◆ **Task to complete**:
Beginning with the line that contains "Generate a Python", retype the entries below exactly, ending with the line that contains "import pandas as pd". Leave out any pictures.

◆ **Entries supplied**:
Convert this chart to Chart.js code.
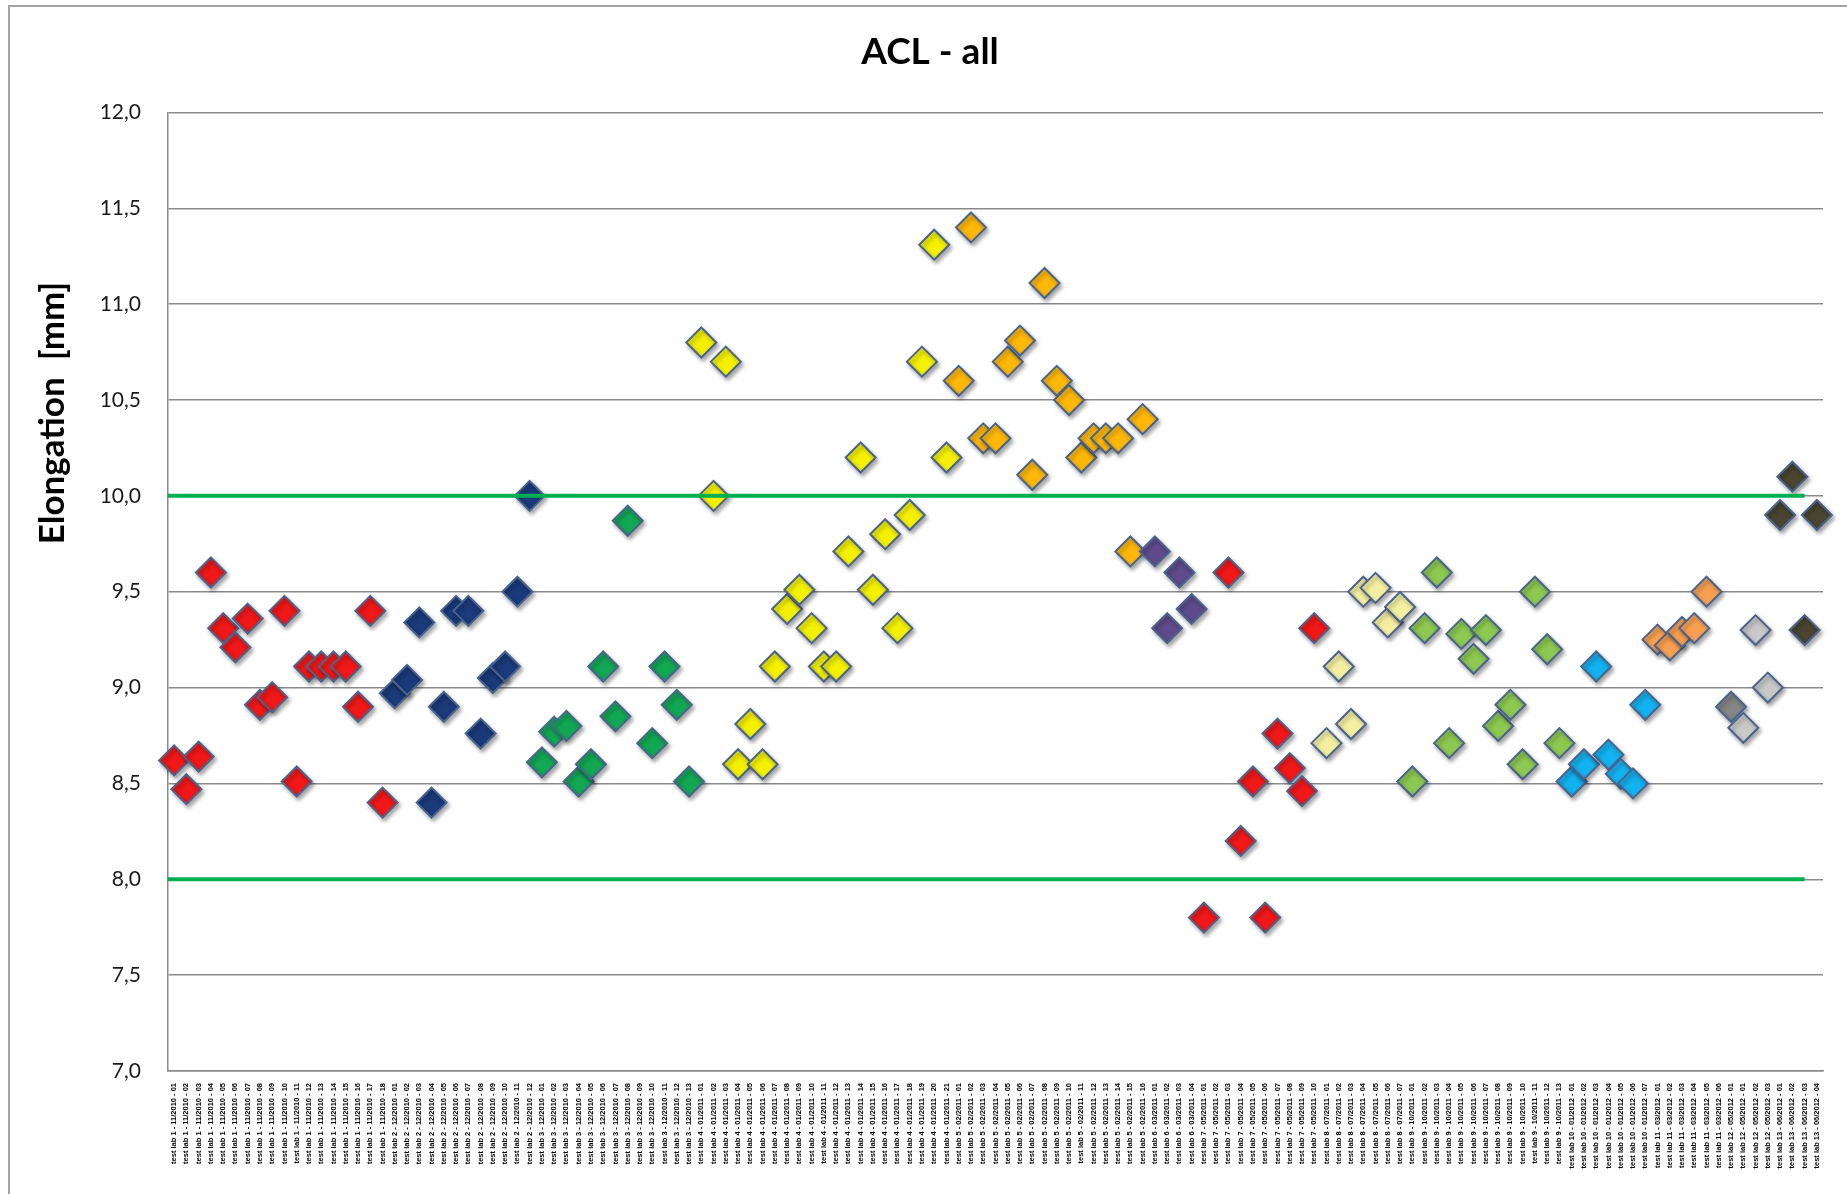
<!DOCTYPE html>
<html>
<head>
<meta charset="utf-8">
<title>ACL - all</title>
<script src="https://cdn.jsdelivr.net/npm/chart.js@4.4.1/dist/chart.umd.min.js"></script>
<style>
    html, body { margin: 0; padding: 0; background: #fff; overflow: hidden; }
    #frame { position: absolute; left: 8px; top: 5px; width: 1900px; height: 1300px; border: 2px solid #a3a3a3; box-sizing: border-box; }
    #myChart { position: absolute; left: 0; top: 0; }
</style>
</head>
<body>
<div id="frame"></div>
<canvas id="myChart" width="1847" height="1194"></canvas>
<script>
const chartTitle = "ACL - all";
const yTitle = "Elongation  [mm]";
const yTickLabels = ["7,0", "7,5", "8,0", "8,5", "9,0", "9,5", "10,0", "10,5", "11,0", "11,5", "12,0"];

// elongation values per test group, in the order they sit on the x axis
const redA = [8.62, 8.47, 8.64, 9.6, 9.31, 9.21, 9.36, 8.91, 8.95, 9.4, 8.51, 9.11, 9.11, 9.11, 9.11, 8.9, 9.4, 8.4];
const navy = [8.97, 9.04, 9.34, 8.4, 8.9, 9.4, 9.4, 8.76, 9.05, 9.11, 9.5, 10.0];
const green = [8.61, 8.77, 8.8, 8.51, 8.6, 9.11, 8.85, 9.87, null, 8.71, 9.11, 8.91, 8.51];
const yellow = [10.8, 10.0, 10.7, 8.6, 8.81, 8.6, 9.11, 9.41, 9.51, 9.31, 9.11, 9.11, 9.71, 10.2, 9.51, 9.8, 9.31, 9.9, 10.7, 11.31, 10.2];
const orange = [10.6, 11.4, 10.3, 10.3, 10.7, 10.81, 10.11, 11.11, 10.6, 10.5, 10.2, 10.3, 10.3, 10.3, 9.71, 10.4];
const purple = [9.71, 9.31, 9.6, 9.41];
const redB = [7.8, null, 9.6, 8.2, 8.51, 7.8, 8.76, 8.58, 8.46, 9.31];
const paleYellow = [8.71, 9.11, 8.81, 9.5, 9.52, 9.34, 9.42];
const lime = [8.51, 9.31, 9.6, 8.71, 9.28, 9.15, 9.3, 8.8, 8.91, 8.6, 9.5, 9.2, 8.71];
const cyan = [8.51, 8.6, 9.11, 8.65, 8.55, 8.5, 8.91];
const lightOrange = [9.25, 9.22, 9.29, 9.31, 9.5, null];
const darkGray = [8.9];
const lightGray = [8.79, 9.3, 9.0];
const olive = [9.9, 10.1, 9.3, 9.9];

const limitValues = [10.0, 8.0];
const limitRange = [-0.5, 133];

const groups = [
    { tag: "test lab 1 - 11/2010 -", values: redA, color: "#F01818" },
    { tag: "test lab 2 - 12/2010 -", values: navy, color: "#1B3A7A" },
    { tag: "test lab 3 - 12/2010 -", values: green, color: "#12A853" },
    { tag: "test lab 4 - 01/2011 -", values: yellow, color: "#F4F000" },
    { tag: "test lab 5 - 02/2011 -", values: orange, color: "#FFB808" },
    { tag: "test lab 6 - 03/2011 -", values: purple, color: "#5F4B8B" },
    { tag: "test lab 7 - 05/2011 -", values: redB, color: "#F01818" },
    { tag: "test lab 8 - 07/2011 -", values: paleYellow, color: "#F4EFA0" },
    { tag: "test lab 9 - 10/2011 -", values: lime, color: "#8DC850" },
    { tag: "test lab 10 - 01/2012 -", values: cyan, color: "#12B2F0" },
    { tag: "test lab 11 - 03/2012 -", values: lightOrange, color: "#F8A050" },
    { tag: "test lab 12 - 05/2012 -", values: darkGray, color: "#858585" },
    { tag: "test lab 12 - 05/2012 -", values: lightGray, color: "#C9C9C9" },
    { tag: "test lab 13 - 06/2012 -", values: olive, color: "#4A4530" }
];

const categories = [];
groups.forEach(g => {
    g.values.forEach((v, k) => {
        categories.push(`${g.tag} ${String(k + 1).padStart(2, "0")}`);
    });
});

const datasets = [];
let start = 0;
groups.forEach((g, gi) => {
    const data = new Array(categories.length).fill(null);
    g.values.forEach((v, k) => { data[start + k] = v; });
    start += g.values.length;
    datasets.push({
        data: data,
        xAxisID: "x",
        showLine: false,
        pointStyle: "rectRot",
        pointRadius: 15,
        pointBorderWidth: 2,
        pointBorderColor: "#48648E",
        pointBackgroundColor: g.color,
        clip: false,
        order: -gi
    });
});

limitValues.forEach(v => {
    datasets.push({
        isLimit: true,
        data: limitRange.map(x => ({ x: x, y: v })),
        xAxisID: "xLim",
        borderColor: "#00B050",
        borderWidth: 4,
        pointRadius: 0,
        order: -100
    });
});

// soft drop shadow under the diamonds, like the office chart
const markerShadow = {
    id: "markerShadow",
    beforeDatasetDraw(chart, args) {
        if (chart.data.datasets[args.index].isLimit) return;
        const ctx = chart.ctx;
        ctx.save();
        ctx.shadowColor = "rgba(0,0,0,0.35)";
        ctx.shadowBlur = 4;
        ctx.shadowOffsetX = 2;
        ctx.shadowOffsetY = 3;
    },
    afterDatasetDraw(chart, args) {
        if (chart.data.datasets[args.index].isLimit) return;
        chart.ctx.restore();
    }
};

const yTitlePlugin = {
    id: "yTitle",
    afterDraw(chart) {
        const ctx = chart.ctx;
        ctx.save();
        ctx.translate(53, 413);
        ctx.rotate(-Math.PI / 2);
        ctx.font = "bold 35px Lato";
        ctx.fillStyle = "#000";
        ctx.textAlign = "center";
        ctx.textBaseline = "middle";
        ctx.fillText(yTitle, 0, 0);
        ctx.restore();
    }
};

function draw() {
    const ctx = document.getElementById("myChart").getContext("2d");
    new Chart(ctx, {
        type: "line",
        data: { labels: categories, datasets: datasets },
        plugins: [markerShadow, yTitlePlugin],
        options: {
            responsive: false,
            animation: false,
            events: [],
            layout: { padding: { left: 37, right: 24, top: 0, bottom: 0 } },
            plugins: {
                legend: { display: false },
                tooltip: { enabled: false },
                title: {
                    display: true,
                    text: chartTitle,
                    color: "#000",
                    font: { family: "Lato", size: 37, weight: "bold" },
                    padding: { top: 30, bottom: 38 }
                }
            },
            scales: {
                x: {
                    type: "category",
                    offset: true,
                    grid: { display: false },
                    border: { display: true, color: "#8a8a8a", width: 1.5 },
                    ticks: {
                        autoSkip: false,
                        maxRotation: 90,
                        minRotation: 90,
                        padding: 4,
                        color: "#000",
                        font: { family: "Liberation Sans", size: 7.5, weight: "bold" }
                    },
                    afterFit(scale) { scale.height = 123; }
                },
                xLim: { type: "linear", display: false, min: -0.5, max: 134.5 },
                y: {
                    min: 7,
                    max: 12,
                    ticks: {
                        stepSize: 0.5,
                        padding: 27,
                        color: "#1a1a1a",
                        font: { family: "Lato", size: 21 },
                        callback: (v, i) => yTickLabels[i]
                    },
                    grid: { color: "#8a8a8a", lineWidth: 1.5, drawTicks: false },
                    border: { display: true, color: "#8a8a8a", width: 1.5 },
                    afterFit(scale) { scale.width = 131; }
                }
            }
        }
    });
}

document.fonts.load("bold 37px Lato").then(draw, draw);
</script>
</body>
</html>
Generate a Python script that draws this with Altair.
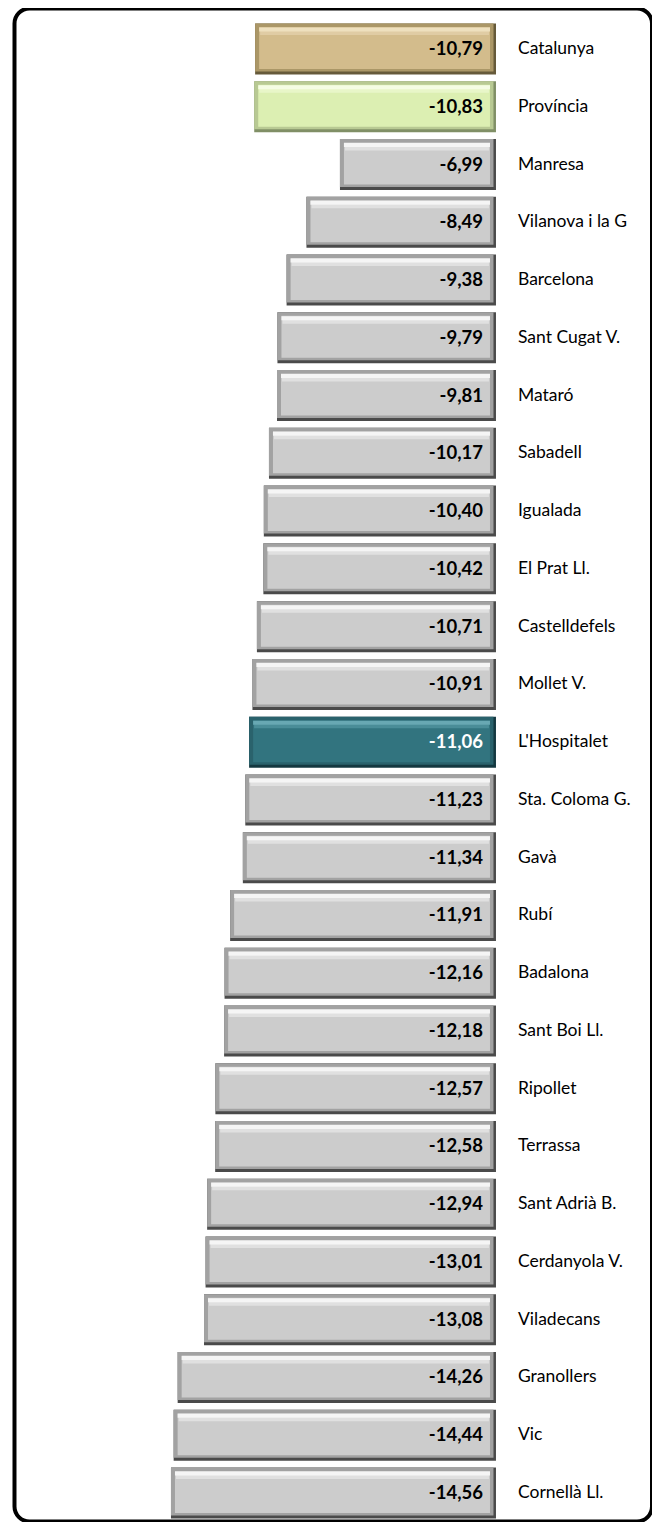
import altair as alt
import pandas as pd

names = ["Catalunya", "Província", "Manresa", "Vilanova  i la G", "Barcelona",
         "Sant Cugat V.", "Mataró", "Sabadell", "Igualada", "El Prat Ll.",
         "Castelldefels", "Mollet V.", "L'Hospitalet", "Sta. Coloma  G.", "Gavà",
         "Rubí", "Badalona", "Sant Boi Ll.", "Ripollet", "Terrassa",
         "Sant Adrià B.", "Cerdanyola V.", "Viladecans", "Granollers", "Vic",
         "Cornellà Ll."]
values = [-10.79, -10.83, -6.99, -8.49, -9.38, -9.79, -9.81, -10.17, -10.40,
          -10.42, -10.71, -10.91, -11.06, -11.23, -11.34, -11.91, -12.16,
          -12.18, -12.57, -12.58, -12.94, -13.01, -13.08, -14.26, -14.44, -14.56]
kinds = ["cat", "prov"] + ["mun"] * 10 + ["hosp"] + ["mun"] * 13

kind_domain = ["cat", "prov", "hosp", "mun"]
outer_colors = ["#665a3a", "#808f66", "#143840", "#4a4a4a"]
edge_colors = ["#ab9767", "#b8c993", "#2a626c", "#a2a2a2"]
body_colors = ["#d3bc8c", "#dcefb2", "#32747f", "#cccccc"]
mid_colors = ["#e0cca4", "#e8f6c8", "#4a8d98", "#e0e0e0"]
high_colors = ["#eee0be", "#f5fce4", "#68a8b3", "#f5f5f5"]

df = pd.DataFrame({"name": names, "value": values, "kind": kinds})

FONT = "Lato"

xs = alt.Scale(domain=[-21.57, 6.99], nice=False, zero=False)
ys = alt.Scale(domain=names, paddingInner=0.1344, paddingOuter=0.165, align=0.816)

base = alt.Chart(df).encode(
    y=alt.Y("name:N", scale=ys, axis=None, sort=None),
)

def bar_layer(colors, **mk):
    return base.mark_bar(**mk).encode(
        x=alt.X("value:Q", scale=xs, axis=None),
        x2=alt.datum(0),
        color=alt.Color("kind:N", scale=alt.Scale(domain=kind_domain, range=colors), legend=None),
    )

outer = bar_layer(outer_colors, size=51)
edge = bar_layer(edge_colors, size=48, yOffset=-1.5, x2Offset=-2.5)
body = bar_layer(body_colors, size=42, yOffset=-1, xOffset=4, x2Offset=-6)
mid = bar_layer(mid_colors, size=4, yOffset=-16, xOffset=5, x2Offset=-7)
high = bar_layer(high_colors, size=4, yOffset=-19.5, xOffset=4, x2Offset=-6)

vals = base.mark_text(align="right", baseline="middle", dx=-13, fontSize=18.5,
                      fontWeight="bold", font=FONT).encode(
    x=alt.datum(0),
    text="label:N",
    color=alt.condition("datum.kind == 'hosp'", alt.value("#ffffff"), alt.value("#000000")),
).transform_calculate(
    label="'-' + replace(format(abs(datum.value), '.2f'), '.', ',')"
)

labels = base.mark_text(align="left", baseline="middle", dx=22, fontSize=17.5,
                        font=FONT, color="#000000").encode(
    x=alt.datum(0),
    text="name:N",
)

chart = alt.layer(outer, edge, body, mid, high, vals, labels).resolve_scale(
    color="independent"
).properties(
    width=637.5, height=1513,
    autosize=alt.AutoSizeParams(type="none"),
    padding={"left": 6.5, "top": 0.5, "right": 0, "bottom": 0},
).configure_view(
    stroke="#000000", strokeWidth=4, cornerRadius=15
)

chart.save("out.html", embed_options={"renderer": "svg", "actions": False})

◆ **Expected answer**:
Generate a Python script that draws this with Altair.
import altair as alt
import pandas as pd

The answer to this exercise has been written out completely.